In the face of some impassioned opposition, Commissioner Beth Dillaha has been cast in the role of comptroller for the city's rail spending, acting as an almost singular voice against the city throwing itself onto the SunRail tracks without asking for a better deal.
Blanket assumptions have transcended reason in lieu of favor curried with impassioned words. In the minds of some, "We need to seriously consider renegotiating" looks like "I want to kill commuter rail," and they'll keep repeating it until they believe it's true.
But commuter rail will not die. It's an idea whose time has come and in many ways, passed us by for more than a century, as we've rushed to embrace emerging technologies that have kept us apart.
In the late 1940s, America invented the expanse of novel suburbia that would redefine how we lived and traveled. Cars got us out of the city. Like a trapped dog in a tiny Brooklyn apartment who's then let out into the country, given free range, we ran, heading south and west, and we just kept running.
Where we found space, we expanded far and wide. Levittown in New York taught us a new way of living, with acres of identical homes exploding into the distance. And within sight there was nothing else to be found. No offices. No factories. No train stations. We could spread all those out because we could afford to drive between.
But half a century later we're rapidly realizing our folly. We built permanent lifestyles based on an impermanent resource. In a little more than 10 years, from 1995 to 2005, gasoline prices shot up nearly 400 percent. Don't let the recent lull in prices fool you: Gasoline is going to get very expensive. So will cars.
For some, cars already are too expensive. Truck-based SUVs that dominated the market in the early 2000s have all but disappeared from the showroom floor, as consumers demand more fuel efficient vehicles. Hybrid vehicles have in the last decade gone from eccentric eco-fashion to mass acceptance. We want cheaper transportation, and we want it now. Commuter trains could be just the ticket.

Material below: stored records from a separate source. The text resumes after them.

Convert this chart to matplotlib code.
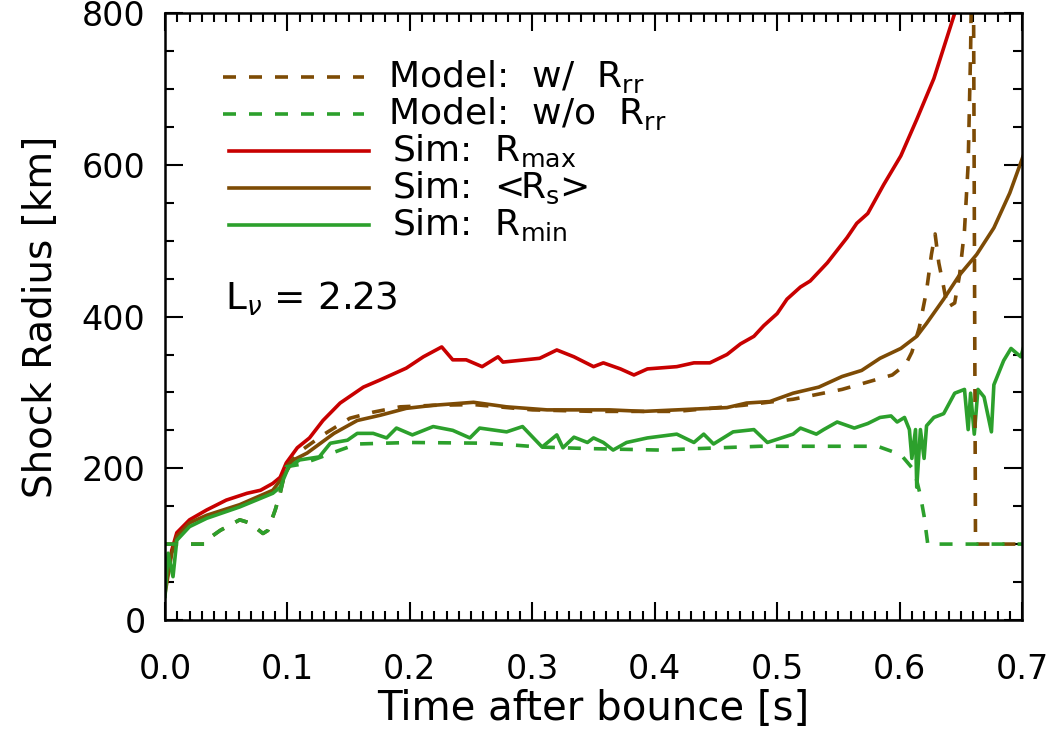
import matplotlib.pyplot as plt
from matplotlib.ticker import MultipleLocator

# Sim: R_max
t_max = [0.0, 0.0055, 0.0096, 0.020, 0.034, 0.050, 0.067, 0.078, 0.088, 0.094, 0.099, 0.108,
         0.118, 0.129, 0.143, 0.162, 0.175, 0.197, 0.211, 0.226, 0.235, 0.246, 0.259, 0.265,
         0.272, 0.276, 0.306, 0.320, 0.334, 0.350, 0.358, 0.372, 0.383, 0.394, 0.418, 0.432,
         0.445, 0.459, 0.470, 0.481, 0.489, 0.500, 0.508, 0.519, 0.527, 0.541, 0.557, 0.565,
         0.574, 0.587, 0.601, 0.614, 0.628, 0.645]
r_max = [40, 92, 115, 132, 145, 158, 167, 171, 180, 188, 207, 227,
         240, 263, 286, 307, 316, 332, 347, 360, 343, 343, 334, 340,
         347, 340, 345, 356, 347, 334, 339, 331, 323, 331, 334, 339,
         339, 350, 364, 374, 388, 404, 423, 439, 447, 471, 504, 523,
         536, 574, 612, 660, 714, 800]

# Sim: <R_s>
t_avg = [0.0, 0.0055, 0.0096, 0.020, 0.034, 0.061, 0.088, 0.096, 0.105, 0.116, 0.127, 0.138,
         0.157, 0.176, 0.197, 0.219, 0.252, 0.279, 0.312, 0.345, 0.363, 0.391, 0.418, 0.459,
         0.475, 0.494, 0.513, 0.534, 0.553, 0.569, 0.584, 0.601, 0.614, 0.622, 0.636, 0.649,
         0.663, 0.677, 0.690, 0.701]
r_avg = [35, 88, 110, 128, 138, 152, 171, 188, 211, 220, 233, 246,
         263, 270, 279, 283, 287, 281, 277, 277, 277, 275, 277, 280,
         286, 288, 299, 307, 321, 329, 345, 358, 374, 391, 423, 455,
         482, 517, 563, 612]

# Sim: R_min
t_min = [0.0, 0.0025, 0.0065, 0.0096, 0.020, 0.034, 0.061, 0.088, 0.094, 0.101, 0.110, 0.126,
         0.135, 0.149, 0.157, 0.170, 0.181, 0.189, 0.202, 0.219, 0.235, 0.249, 0.257, 0.279,
         0.292, 0.308, 0.320, 0.325, 0.334, 0.345, 0.350, 0.358, 0.366, 0.377, 0.394, 0.418,
         0.432, 0.440, 0.448, 0.464, 0.481, 0.492, 0.513, 0.519, 0.532, 0.538, 0.549, 0.563,
         0.574, 0.584, 0.593, 0.598, 0.604, 0.608, 0.610, 0.613, 0.614, 0.617, 0.620, 0.622,
         0.628, 0.636, 0.645, 0.653, 0.656, 0.658, 0.661, 0.664, 0.669, 0.675, 0.677, 0.685,
         0.691, 0.699, 0.701]
r_min = [31, 88, 57, 105, 123, 134, 149, 167, 175, 202, 211, 215,
         233, 237, 246, 246, 240, 253, 244, 255, 250, 240, 253, 248,
         255, 228, 244, 227, 241, 234, 240, 234, 224, 234, 240, 245,
         234, 245, 232, 248, 251, 234, 245, 253, 245, 251, 261, 253,
         259, 267, 269, 261, 267, 251, 213, 251, 175, 251, 213, 256,
         267, 272, 299, 304, 251, 299, 245, 304, 294, 248, 310, 342,
         358, 347, 358]

# Model: w/ R_rr
t_w = [0.0, 0.033, 0.038, 0.045, 0.061, 0.069, 0.080, 0.084, 0.090, 0.094, 0.099, 0.110,
       0.130, 0.151, 0.170, 0.192, 0.219, 0.252, 0.300, 0.350, 0.418, 0.472, 0.513, 0.553,
       0.594, 0.605, 0.610, 0.616, 0.622, 0.626, 0.629, 0.632, 0.636, 0.639, 0.645, 0.649,
       0.653, 0.656, 0.658, 0.660, 0.662, 0.680, 0.700]
r_w = [100, 100, 110, 118, 132, 128, 114, 118, 145, 167, 202, 222,
       245, 266, 274, 281, 283, 284, 277, 275, 275, 283, 291, 304,
       323, 337, 353, 385, 434, 482, 509, 471, 439, 412, 418, 455,
       514, 601, 750, 1000, 100, 100, 100]

# Model: w/o R_rr
t_wo = [0.0, 0.033, 0.038, 0.045, 0.061, 0.069, 0.080, 0.084, 0.090, 0.094, 0.099, 0.110,
        0.121, 0.143, 0.157, 0.200, 0.265, 0.306, 0.345, 0.404, 0.486, 0.541, 0.582, 0.601,
        0.612, 0.617, 0.620, 0.623, 0.650, 0.700]
r_wo = [100, 100, 110, 118, 132, 128, 114, 118, 145, 167, 202, 205,
        211, 224, 232, 234, 233, 228, 226, 224, 229, 229, 229, 218,
        197, 164, 137, 100, 100, 100]

red = "#c80000"
brown = "#7d4b05"
green = "#2ca02c"

plt.rcParams["font.family"] = "DejaVu Sans"
plt.rcParams["mathtext.fontset"] = "dejavusans"

fig = plt.figure(figsize=(10.58, 7.38), dpi=100)
ax = fig.add_axes([0.156, 0.160, 0.810, 0.822])

lw = 2.6
ax.plot(t_max, r_max, color=red, lw=lw)
ax.plot(t_avg, r_avg, color=brown, lw=lw)
ax.plot(t_min, r_min, color=green, lw=lw)
ax.plot(t_w, r_w, color=brown, lw=lw, dashes=(3.6, 3.6))
ax.plot(t_wo, r_wo, color=green, lw=lw, dashes=(3.6, 3.6))

ax.set_xlim(0, 0.7)
ax.set_ylim(0, 800)
ax.xaxis.set_major_locator(MultipleLocator(0.1))
ax.xaxis.set_minor_locator(MultipleLocator(0.01))
ax.yaxis.set_major_locator(MultipleLocator(200))
ax.yaxis.set_minor_locator(MultipleLocator(50))
ax.xaxis.set_major_formatter(plt.FormatStrFormatter("%.1f"))
ax.tick_params(which="both", direction="in", top=True, right=True, width=1.5,
               labelsize=24)
ax.tick_params(axis="x", pad=24)
ax.tick_params(axis="y", pad=14)
ax.tick_params(which="major", length=13)
ax.tick_params(which="minor", length=6.5)
for s in ax.spines.values():
    s.set_linewidth(1.8)

ax.set_xlabel("Time after bounce [s]", fontsize=29, labelpad=2)
ax.set_ylabel("Shock Radius [km]", fontsize=28, labelpad=16)

# Manual legend (IDL style)
legend_items = [
    (brown, (3.6, 3.6), r"Model:  w/  R$_{\rm rr}$", 0.068, 0.232, 0.260),
    (green, (3.6, 3.6), r"Model:  w/o  R$_{\rm rr}$", 0.068, 0.232, 0.260),
    (red, None, r"Sim:  R$_{\rm max}$", 0.075, 0.238, 0.265),
    (brown, None, r"Sim:  <R$_{\rm s}$>", 0.075, 0.238, 0.265),
    (green, None, r"Sim:  R$_{\rm min}$", 0.075, 0.238, 0.265),
]
y0 = 0.895
dy = 0.061
for i, (c, d, label, x0, x1, xt) in enumerate(legend_items):
    y = y0 - i * dy
    kw = dict(color=c, lw=lw, transform=ax.transAxes, clip_on=False)
    if d is not None:
        kw["dashes"] = d
    ax.plot([x0, x1], [y, y], **kw)
    ax.text(xt, y, label, transform=ax.transAxes, fontsize=26, va="center", ha="left")

ax.text(0.070, 0.53, r"L$_{\nu}$ = 2.23", transform=ax.transAxes, fontsize=27,
        va="center", ha="left")

plt.savefig("out.png", dpi=100)
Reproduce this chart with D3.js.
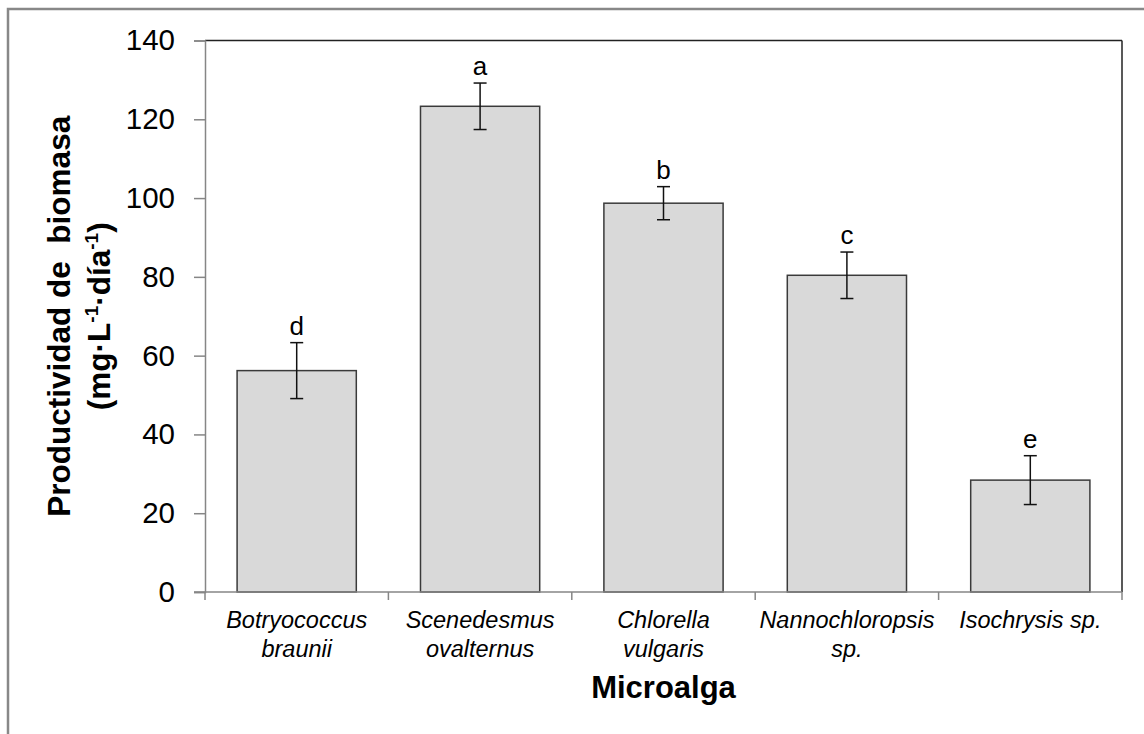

But the irony of Winter Park's conundrum is the price itself. Last year, amid cries to negotiate a better deal, the Florida Legislature inked SunRail as the most expensive rail system per mile in the history of the country. Many in Winter Park continued to cheer, though there were fewer voices in the chorus.
Now Winter Park is asking Orange County to make it cheaper for the city to enter into a combined commuter rail funding agreement so that the city isn't double taxed in a few ways.
Some are saying that we don't need to renegotiate anything. "The people have already spoken on commuter rail," former Commissioner Karen Diebel said.
But with so much money on the line, a little extra haggling couldn't hurt. Just because the people said they want to ride the train doesn't mean they want to write a blank check for the ticket.